"Orang kita pemenang dua kali. Betul tidak? Lha iyalah. Jangan nanti, "Ibu Mega, saya kira karena PDI sudah banyak kemenangan, sudah di DPR, nanti saya kasih empat ya". Emoh, tidak mau."
Megawati minta jatah menteri untuk PDIP lebih banyak. Permintaan itu disampaikan dalam Kongres V PDIP di Bali. Jokowi  kasih empat tidak mau, masih kurang.
Pada akhirnya ada empat yang dipenuhi, tetapi jika ditambah sekretaris kabinet jumlahnya menjadi lima.

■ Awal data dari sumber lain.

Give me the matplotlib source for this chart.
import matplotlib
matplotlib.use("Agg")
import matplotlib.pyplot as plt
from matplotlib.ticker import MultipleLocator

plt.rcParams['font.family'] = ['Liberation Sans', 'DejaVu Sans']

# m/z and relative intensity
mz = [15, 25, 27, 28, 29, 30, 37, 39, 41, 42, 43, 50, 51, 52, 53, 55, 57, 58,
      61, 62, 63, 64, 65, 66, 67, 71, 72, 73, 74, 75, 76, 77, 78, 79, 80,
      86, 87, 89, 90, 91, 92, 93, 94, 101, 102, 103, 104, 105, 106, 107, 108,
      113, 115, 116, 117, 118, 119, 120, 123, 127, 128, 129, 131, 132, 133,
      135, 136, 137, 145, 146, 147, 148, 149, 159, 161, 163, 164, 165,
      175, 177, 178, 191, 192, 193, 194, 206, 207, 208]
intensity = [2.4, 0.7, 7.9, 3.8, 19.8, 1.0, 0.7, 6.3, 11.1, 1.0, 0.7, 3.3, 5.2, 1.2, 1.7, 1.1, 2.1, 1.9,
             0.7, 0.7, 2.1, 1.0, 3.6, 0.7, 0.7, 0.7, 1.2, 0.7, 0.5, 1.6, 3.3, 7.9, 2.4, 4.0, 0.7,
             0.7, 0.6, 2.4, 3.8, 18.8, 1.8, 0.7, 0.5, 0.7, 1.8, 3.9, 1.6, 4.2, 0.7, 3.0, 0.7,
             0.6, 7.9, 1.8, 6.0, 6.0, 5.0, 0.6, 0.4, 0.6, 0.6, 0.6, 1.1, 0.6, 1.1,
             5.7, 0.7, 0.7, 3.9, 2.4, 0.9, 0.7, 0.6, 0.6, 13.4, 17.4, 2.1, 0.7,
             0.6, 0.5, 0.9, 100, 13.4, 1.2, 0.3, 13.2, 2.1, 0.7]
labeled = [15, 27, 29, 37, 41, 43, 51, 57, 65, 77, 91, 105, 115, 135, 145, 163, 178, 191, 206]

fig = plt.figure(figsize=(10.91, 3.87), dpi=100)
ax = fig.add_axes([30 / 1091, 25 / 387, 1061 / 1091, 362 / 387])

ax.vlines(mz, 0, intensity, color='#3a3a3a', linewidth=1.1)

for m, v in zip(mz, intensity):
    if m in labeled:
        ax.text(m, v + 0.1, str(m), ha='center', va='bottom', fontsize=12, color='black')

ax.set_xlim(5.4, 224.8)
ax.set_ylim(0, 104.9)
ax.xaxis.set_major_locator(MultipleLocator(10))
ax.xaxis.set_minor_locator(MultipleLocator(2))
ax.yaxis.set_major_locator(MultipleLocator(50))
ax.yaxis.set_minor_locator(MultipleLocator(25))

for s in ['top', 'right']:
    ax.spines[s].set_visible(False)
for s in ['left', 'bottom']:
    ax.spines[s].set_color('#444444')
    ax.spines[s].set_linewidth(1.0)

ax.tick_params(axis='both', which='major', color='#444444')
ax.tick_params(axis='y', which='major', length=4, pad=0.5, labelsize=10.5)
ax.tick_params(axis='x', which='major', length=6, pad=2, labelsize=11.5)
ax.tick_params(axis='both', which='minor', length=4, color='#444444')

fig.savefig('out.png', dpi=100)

Mereka adalah Tjahjo Kumolo (Men PAN-RB), Yasonna Laoly (Menkumham), Juliari Batubara (Mensos), I Gusti Ayu Bintang (Menteri Perempuan dan Anak), dan Sekretaris Kabinet Pramono Anung.
Sebagai partai pemenang pemilu, baik legislatif maupun eksekutif, permintaan Megawati tentu wajar. Selain berhasil mempertahankan jabatan kepresidenan Jokowi untuk yang kedua kali, jatah kursi di kabinet adalah hak politik yang juga diterima partai-partai pengusung yang lain.
Total ada 16 menteri dari parpol yang jadi tetapi ternyata baru setahun sudah 2 yang ditangkap KPK. Ironisnya kedua menteri yang dibekuk tersebut berasal dari 2 partai utama Pilpres 2019 yang masing-masing juga begitu gencar menyuarakan semangat antikorupsi.
Tangkapan pertama yaitu Menteri KKP Edhy Prabowo dari Gerindra yang segera disusul tangkapan berikutnya Mensos Juliari Batubara dari PDIP.
Mestinya hal itu memalukan bagi partai yang menaungi. Prabowo sebagai Ketum Gerindra melontarkan kecaman sangat keras meski secara tidak langsung yang kemudian disampaikan oleh adiknya, Hashim Djojohadikusumo.
Bagi PDIP juga begitu. Sudah minta jatah lebih tetapi ternyata yang dikirim malah menciderai kepercayaan. Kira-kira apa sanksi yang pantas diberikan sebagai tambahan hukuman.
Kasus tersebut menjadi pertanyaan publik, bagaimana mekanisme uji integritas kader partai petahana dilakukan. Kemudian setelah jadi, apakah tidak ada mekanisme kontrol internal untuk mempertahankan komitmen antikorupsi yang ditetapkan.
Tidak hanya pejabat menteri, sejatinya jabatan lain yang dianggap mewakili partai harus juga diawasi dengan ketat dari dalam. Misalnya, kepala daerah, anggota DPR/ DPRD, dan pejabat BUMN.
Berkaitan dengan menteri kiriman partai yang korupsi maka --jika fair-- pengganti seharusnya dari kalangan profesional/ non-partai. Anggap saja itu sebagai bentuk hukuman karena partai mengirim kader yang bermasalah.